[Start Given information]

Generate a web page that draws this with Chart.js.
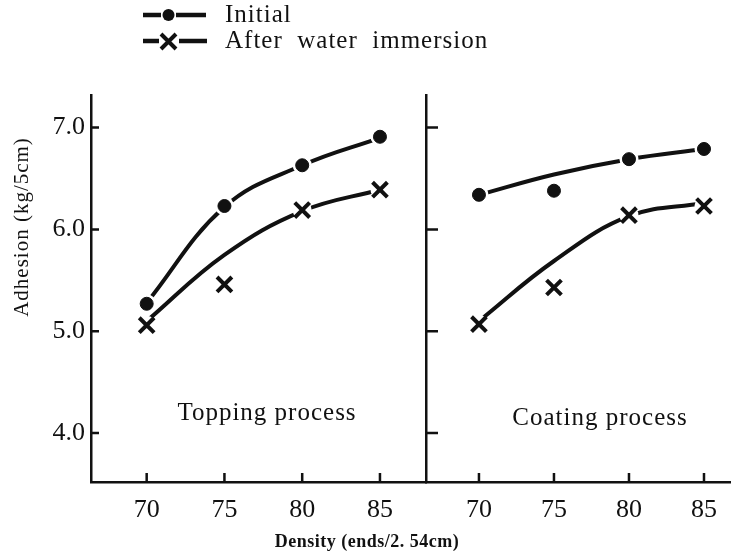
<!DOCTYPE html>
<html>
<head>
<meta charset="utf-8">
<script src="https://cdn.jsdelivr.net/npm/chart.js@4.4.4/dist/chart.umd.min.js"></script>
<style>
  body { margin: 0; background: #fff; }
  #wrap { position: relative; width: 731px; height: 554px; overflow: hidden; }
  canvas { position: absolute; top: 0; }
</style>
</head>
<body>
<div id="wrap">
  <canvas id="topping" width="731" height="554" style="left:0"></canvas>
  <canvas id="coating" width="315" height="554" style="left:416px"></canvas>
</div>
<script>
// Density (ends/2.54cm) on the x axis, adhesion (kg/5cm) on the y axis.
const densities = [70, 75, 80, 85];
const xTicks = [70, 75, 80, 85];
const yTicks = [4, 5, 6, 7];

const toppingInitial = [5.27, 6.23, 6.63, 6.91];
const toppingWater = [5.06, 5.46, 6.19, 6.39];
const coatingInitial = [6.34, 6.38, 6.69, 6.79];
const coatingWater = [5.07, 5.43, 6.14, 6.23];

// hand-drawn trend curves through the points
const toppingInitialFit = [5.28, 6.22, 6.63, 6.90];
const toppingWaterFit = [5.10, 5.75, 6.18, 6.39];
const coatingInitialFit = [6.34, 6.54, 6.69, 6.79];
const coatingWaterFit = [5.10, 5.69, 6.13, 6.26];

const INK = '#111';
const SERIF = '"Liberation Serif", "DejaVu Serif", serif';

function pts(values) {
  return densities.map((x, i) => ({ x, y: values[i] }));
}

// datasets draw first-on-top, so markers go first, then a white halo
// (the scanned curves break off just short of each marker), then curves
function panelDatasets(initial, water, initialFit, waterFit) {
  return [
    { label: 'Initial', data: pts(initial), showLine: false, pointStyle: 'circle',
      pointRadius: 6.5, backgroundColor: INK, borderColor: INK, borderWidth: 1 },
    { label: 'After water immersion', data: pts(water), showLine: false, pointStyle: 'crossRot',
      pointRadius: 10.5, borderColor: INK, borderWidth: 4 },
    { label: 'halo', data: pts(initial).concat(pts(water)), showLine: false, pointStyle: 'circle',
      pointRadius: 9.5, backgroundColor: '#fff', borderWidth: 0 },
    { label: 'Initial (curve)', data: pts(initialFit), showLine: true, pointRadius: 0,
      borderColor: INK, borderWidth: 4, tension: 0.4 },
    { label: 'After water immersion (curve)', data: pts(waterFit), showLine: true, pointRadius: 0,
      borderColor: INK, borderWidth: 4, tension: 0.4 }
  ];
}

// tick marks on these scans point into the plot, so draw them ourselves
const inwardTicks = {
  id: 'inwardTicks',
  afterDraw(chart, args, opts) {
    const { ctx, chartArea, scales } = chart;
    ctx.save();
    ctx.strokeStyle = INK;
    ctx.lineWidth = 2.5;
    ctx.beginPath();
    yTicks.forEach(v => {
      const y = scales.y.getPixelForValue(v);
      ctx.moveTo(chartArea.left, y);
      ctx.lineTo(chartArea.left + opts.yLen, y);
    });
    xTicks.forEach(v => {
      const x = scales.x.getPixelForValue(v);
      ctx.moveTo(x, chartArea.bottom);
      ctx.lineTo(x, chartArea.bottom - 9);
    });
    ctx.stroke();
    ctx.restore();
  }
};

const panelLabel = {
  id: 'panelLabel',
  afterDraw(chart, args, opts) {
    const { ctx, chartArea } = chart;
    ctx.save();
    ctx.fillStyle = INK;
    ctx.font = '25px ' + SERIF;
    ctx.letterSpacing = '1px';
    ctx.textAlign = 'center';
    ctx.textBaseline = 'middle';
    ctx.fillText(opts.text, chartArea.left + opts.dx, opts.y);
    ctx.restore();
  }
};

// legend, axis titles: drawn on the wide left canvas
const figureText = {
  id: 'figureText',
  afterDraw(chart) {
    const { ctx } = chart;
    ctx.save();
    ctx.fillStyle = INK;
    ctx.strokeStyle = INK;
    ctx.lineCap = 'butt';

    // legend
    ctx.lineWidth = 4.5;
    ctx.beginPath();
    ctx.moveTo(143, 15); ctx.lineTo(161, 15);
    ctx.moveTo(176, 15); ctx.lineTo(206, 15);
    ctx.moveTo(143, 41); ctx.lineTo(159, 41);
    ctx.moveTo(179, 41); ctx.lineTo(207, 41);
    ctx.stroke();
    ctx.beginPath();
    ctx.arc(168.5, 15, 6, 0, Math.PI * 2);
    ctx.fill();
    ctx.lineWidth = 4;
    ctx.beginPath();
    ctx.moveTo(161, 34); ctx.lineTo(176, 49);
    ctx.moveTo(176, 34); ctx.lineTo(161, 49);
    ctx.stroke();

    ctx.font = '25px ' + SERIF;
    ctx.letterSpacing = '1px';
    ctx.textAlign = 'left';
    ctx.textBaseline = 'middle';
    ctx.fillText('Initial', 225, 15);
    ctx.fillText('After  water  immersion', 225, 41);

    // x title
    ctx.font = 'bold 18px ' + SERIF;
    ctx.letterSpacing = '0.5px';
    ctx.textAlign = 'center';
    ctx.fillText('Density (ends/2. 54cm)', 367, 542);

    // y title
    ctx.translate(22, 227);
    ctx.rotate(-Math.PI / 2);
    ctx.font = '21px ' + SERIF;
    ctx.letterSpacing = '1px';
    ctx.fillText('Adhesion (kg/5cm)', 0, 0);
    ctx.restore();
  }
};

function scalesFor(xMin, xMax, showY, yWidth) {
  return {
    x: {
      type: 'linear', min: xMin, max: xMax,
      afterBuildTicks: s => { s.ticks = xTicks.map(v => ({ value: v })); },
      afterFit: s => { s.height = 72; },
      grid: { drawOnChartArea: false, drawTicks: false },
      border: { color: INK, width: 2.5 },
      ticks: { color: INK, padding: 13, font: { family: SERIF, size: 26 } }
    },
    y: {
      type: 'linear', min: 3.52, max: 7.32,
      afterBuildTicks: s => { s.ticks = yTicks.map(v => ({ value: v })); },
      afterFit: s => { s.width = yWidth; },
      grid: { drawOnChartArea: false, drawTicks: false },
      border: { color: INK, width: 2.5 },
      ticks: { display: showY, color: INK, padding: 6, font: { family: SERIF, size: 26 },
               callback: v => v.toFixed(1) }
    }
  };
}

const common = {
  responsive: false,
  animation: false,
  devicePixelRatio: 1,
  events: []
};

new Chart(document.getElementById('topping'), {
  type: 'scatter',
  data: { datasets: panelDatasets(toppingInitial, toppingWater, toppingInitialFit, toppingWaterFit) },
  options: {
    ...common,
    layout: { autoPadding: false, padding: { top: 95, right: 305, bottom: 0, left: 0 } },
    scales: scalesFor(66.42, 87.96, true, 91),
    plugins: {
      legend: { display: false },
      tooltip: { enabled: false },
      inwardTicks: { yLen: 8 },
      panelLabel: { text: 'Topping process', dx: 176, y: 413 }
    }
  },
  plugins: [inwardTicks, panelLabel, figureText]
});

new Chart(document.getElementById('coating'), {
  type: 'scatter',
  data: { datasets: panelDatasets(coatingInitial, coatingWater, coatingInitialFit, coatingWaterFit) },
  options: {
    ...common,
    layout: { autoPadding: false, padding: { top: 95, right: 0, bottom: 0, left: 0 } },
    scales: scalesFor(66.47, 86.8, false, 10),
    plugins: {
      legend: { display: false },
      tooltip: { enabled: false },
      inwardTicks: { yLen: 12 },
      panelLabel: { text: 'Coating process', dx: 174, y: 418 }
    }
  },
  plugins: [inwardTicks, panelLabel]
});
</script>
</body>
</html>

[End Given information]

# Exercise task
Set down the material above as is, without any pictures.

# Exercise response
Generate a web page that draws this with Chart.js.
<!DOCTYPE html>
<html>
<head>
<meta charset="utf-8">
<script src="https://cdn.jsdelivr.net/npm/chart.js@4.4.4/dist/chart.umd.min.js"></script>
<style>
  body { margin: 0; background: #fff; }
  #wrap { position: relative; width: 731px; height: 554px; overflow: hidden; }
  canvas { position: absolute; top: 0; }
</style>
</head>
<body>
<div id="wrap">
  <canvas id="topping" width="731" height="554" style="left:0"></canvas>
  <canvas id="coating" width="315" height="554" style="left:416px"></canvas>
</div>
<script>
// Density (ends/2.54cm) on the x axis, adhesion (kg/5cm) on the y axis.
const densities = [70, 75, 80, 85];
const xTicks = [70, 75, 80, 85];
const yTicks = [4, 5, 6, 7];

const toppingInitial = [5.27, 6.23, 6.63, 6.91];
const toppingWater = [5.06, 5.46, 6.19, 6.39];
const coatingInitial = [6.34, 6.38, 6.69, 6.79];
const coatingWater = [5.07, 5.43, 6.14, 6.23];

// hand-drawn trend curves through the points
const toppingInitialFit = [5.28, 6.22, 6.63, 6.90];
const toppingWaterFit = [5.10, 5.75, 6.18, 6.39];
const coatingInitialFit = [6.34, 6.54, 6.69, 6.79];
const coatingWaterFit = [5.10, 5.69, 6.13, 6.26];

const INK = '#111';
const SERIF = '"Liberation Serif", "DejaVu Serif", serif';

function pts(values) {
  return densities.map((x, i) => ({ x, y: values[i] }));
}

// datasets draw first-on-top, so markers go first, then a white halo
// (the scanned curves break off just short of each marker), then curves
function panelDatasets(initial, water, initialFit, waterFit) {
  return [
    { label: 'Initial', data: pts(initial), showLine: false, pointStyle: 'circle',
      pointRadius: 6.5, backgroundColor: INK, borderColor: INK, borderWidth: 1 },
    { label: 'After water immersion', data: pts(water), showLine: false, pointStyle: 'crossRot',
      pointRadius: 10.5, borderColor: INK, borderWidth: 4 },
    { label: 'halo', data: pts(initial).concat(pts(water)), showLine: false, pointStyle: 'circle',
      pointRadius: 9.5, backgroundColor: '#fff', borderWidth: 0 },
    { label: 'Initial (curve)', data: pts(initialFit), showLine: true, pointRadius: 0,
      borderColor: INK, borderWidth: 4, tension: 0.4 },
    { label: 'After water immersion (curve)', data: pts(waterFit), showLine: true, pointRadius: 0,
      borderColor: INK, borderWidth: 4, tension: 0.4 }
  ];
}

// tick marks on these scans point into the plot, so draw them ourselves
const inwardTicks = {
  id: 'inwardTicks',
  afterDraw(chart, args, opts) {
    const { ctx, chartArea, scales } = chart;
    ctx.save();
    ctx.strokeStyle = INK;
    ctx.lineWidth = 2.5;
    ctx.beginPath();
    yTicks.forEach(v => {
      const y = scales.y.getPixelForValue(v);
      ctx.moveTo(chartArea.left, y);
      ctx.lineTo(chartArea.left + opts.yLen, y);
    });
    xTicks.forEach(v => {
      const x = scales.x.getPixelForValue(v);
      ctx.moveTo(x, chartArea.bottom);
      ctx.lineTo(x, chartArea.bottom - 9);
    });
    ctx.stroke();
    ctx.restore();
  }
};

const panelLabel = {
  id: 'panelLabel',
  afterDraw(chart, args, opts) {
    const { ctx, chartArea } = chart;
    ctx.save();
    ctx.fillStyle = INK;
    ctx.font = '25px ' + SERIF;
    ctx.letterSpacing = '1px';
    ctx.textAlign = 'center';
    ctx.textBaseline = 'middle';
    ctx.fillText(opts.text, chartArea.left + opts.dx, opts.y);
    ctx.restore();
  }
};

// legend, axis titles: drawn on the wide left canvas
const figureText = {
  id: 'figureText',
  afterDraw(chart) {
    const { ctx } = chart;
    ctx.save();
    ctx.fillStyle = INK;
    ctx.strokeStyle = INK;
    ctx.lineCap = 'butt';

    // legend
    ctx.lineWidth = 4.5;
    ctx.beginPath();
    ctx.moveTo(143, 15); ctx.lineTo(161, 15);
    ctx.moveTo(176, 15); ctx.lineTo(206, 15);
    ctx.moveTo(143, 41); ctx.lineTo(159, 41);
    ctx.moveTo(179, 41); ctx.lineTo(207, 41);
    ctx.stroke();
    ctx.beginPath();
    ctx.arc(168.5, 15, 6, 0, Math.PI * 2);
    ctx.fill();
    ctx.lineWidth = 4;
    ctx.beginPath();
    ctx.moveTo(161, 34); ctx.lineTo(176, 49);
    ctx.moveTo(176, 34); ctx.lineTo(161, 49);
    ctx.stroke();

    ctx.font = '25px ' + SERIF;
    ctx.letterSpacing = '1px';
    ctx.textAlign = 'left';
    ctx.textBaseline = 'middle';
    ctx.fillText('Initial', 225, 15);
    ctx.fillText('After  water  immersion', 225, 41);

    // x title
    ctx.font = 'bold 18px ' + SERIF;
    ctx.letterSpacing = '0.5px';
    ctx.textAlign = 'center';
    ctx.fillText('Density (ends/2. 54cm)', 367, 542);

    // y title
    ctx.translate(22, 227);
    ctx.rotate(-Math.PI / 2);
    ctx.font = '21px ' + SERIF;
    ctx.letterSpacing = '1px';
    ctx.fillText('Adhesion (kg/5cm)', 0, 0);
    ctx.restore();
  }
};

function scalesFor(xMin, xMax, showY, yWidth) {
  return {
    x: {
      type: 'linear', min: xMin, max: xMax,
      afterBuildTicks: s => { s.ticks = xTicks.map(v => ({ value: v })); },
      afterFit: s => { s.height = 72; },
      grid: { drawOnChartArea: false, drawTicks: false },
      border: { color: INK, width: 2.5 },
      ticks: { color: INK, padding: 13, font: { family: SERIF, size: 26 } }
    },
    y: {
      type: 'linear', min: 3.52, max: 7.32,
      afterBuildTicks: s => { s.ticks = yTicks.map(v => ({ value: v })); },
      afterFit: s => { s.width = yWidth; },
      grid: { drawOnChartArea: false, drawTicks: false },
      border: { color: INK, width: 2.5 },
      ticks: { display: showY, color: INK, padding: 6, font: { family: SERIF, size: 26 },
               callback: v => v.toFixed(1) }
    }
  };
}

const common = {
  responsive: false,
  animation: false,
  devicePixelRatio: 1,
  events: []
};

new Chart(document.getElementById('topping'), {
  type: 'scatter',
  data: { datasets: panelDatasets(toppingInitial, toppingWater, toppingInitialFit, toppingWaterFit) },
  options: {
    ...common,
    layout: { autoPadding: false, padding: { top: 95, right: 305, bottom: 0, left: 0 } },
    scales: scalesFor(66.42, 87.96, true, 91),
    plugins: {
      legend: { display: false },
      tooltip: { enabled: false },
      inwardTicks: { yLen: 8 },
      panelLabel: { text: 'Topping process', dx: 176, y: 413 }
    }
  },
  plugins: [inwardTicks, panelLabel, figureText]
});

new Chart(document.getElementById('coating'), {
  type: 'scatter',
  data: { datasets: panelDatasets(coatingInitial, coatingWater, coatingInitialFit, coatingWaterFit) },
  options: {
    ...common,
    layout: { autoPadding: false, padding: { top: 95, right: 0, bottom: 0, left: 0 } },
    scales: scalesFor(66.47, 86.8, false, 10),
    plugins: {
      legend: { display: false },
      tooltip: { enabled: false },
      inwardTicks: { yLen: 12 },
      panelLabel: { text: 'Coating process', dx: 174, y: 418 }
    }
  },
  plugins: [inwardTicks, panelLabel]
});
</script>
</body>
</html>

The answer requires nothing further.